**Input material**
——

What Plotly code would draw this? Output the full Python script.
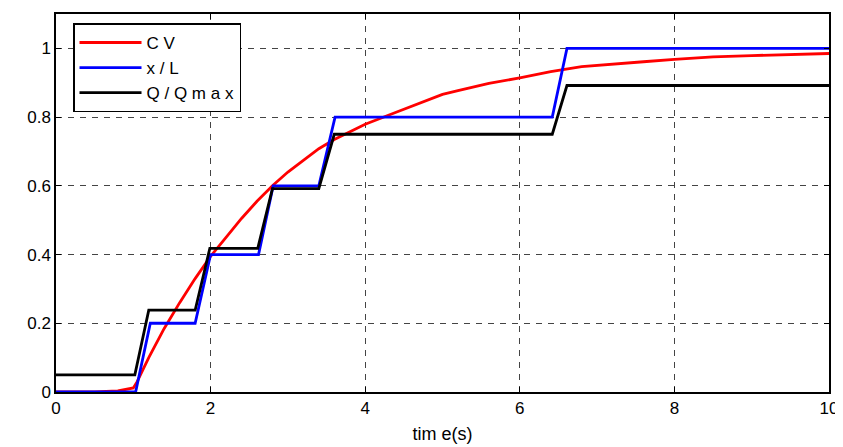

——

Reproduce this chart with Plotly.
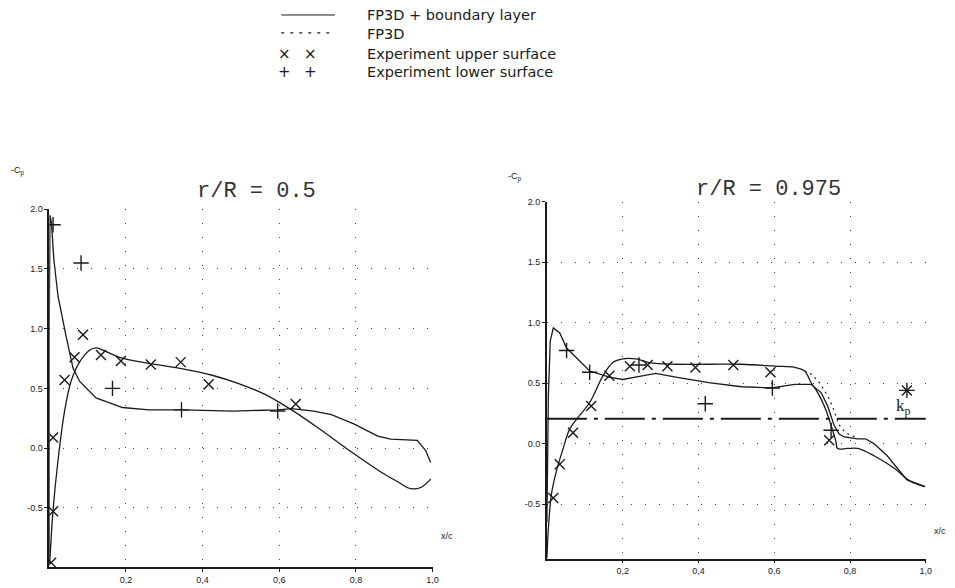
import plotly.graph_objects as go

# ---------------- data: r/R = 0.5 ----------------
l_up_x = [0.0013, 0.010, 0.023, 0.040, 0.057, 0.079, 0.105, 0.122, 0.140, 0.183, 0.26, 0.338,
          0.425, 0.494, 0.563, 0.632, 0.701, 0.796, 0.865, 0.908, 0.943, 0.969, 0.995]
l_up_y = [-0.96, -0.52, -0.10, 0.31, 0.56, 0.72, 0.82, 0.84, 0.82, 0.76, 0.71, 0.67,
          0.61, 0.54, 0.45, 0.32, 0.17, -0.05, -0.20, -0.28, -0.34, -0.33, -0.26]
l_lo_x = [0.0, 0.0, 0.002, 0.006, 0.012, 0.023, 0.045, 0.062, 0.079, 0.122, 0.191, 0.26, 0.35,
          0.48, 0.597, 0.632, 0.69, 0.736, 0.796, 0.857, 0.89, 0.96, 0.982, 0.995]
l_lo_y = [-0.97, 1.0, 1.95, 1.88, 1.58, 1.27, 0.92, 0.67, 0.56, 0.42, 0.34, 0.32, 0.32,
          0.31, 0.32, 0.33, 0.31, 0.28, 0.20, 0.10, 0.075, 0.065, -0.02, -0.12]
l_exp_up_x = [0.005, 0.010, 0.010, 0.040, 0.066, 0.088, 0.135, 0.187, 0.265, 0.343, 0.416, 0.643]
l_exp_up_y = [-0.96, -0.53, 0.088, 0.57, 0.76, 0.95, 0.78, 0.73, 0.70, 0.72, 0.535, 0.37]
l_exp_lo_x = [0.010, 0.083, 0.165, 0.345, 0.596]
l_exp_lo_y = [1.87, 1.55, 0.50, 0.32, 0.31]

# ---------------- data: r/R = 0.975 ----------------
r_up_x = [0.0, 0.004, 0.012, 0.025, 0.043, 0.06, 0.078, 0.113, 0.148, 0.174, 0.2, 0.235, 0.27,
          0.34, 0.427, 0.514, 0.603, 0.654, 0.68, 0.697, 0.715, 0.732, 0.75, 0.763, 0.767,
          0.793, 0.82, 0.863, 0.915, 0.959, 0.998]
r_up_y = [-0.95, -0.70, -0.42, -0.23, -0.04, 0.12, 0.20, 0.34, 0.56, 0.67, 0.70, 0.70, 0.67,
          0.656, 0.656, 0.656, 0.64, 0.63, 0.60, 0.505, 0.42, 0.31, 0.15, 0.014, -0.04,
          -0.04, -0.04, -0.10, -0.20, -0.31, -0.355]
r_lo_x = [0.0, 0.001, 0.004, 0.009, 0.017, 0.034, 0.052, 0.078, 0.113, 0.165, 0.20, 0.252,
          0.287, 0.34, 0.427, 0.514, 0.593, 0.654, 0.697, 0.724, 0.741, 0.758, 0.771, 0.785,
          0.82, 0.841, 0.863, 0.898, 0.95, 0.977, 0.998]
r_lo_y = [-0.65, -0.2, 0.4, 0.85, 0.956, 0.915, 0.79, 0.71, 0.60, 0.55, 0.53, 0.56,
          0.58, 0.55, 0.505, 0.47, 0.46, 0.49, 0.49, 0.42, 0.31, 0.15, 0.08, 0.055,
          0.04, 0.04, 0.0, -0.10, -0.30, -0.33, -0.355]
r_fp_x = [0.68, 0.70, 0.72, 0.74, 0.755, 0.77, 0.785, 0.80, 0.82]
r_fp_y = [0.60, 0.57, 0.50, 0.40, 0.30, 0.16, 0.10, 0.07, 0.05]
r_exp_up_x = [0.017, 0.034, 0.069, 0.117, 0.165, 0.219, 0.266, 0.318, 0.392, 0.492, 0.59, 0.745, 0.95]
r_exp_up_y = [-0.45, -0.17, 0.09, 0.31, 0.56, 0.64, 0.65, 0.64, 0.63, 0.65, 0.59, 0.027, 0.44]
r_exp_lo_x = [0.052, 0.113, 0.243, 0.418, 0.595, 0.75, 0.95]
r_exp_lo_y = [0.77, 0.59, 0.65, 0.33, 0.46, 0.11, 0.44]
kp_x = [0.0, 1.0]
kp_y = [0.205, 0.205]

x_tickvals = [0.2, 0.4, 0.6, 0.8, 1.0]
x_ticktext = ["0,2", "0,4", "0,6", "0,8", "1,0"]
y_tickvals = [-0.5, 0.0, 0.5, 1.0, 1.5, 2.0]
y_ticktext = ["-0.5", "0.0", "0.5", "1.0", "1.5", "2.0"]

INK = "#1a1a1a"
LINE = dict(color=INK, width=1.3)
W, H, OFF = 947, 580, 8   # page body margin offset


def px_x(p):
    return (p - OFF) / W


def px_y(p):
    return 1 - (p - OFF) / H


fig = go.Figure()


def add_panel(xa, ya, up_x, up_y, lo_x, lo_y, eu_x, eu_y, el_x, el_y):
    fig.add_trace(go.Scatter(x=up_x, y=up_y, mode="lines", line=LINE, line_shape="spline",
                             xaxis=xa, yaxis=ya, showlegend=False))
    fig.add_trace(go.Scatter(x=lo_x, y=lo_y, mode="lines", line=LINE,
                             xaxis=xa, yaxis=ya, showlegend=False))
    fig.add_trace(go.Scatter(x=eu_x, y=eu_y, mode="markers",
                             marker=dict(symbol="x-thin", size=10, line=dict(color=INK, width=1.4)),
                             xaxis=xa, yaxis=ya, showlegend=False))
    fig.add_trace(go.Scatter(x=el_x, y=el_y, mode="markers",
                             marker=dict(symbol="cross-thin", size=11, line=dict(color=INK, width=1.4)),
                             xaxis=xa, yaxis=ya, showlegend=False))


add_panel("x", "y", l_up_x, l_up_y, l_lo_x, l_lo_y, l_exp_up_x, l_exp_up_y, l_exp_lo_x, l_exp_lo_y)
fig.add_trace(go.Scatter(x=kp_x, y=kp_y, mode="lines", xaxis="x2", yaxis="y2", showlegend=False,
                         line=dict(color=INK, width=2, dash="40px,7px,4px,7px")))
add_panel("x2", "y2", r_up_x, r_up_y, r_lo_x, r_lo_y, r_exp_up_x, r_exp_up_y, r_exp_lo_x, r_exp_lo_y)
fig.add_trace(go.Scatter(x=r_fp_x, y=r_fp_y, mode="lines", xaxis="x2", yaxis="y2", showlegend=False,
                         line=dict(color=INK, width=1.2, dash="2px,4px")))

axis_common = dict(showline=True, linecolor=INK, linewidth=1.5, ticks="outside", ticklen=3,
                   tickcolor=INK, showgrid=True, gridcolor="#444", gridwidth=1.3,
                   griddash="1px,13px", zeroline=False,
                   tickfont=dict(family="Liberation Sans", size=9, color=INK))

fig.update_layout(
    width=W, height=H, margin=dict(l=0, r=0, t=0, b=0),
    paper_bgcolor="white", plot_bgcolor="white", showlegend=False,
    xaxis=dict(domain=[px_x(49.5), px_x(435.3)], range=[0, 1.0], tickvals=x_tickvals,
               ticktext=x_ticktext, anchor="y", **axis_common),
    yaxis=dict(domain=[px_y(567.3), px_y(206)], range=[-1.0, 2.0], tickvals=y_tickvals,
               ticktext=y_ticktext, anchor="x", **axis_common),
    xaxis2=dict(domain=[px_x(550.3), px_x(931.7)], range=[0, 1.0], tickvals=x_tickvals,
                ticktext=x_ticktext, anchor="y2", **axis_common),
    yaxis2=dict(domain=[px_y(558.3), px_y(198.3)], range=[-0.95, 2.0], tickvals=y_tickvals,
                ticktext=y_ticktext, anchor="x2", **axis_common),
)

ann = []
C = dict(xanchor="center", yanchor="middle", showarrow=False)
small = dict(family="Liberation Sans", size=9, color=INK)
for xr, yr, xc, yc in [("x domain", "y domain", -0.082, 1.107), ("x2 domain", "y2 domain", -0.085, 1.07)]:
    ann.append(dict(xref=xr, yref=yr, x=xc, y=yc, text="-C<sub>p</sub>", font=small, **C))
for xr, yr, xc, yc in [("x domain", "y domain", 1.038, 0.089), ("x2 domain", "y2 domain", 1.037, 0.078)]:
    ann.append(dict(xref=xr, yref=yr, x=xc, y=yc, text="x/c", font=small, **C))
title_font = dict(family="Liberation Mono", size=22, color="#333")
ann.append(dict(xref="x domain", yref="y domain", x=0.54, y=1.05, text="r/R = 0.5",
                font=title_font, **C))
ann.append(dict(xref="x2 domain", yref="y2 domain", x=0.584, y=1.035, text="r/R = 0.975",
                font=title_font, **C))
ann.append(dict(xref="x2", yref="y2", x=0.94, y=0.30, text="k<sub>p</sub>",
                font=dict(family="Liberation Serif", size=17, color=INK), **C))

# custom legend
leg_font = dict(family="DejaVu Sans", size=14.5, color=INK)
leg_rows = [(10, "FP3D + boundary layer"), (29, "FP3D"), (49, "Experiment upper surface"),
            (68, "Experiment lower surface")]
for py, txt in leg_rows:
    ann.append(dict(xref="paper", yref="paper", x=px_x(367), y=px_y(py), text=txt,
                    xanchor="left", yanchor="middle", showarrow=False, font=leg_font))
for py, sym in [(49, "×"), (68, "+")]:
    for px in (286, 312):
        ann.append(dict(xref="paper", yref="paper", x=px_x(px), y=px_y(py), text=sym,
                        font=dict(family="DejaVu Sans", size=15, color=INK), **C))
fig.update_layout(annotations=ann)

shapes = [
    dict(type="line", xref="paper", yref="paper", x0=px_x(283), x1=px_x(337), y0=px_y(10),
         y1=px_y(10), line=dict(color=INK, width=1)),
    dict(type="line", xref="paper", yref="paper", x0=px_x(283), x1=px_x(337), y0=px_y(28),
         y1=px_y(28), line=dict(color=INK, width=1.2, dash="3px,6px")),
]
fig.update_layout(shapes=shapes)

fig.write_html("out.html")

——

**Stated task**
Output nothing except the lines from the one containing "Reproduce this chart with Plotly." through the one containing "import plotly.graph_objects as go", both kept, with the pictures removed.

**Exercise response**
Reproduce this chart with Plotly.
import plotly.graph_objects as go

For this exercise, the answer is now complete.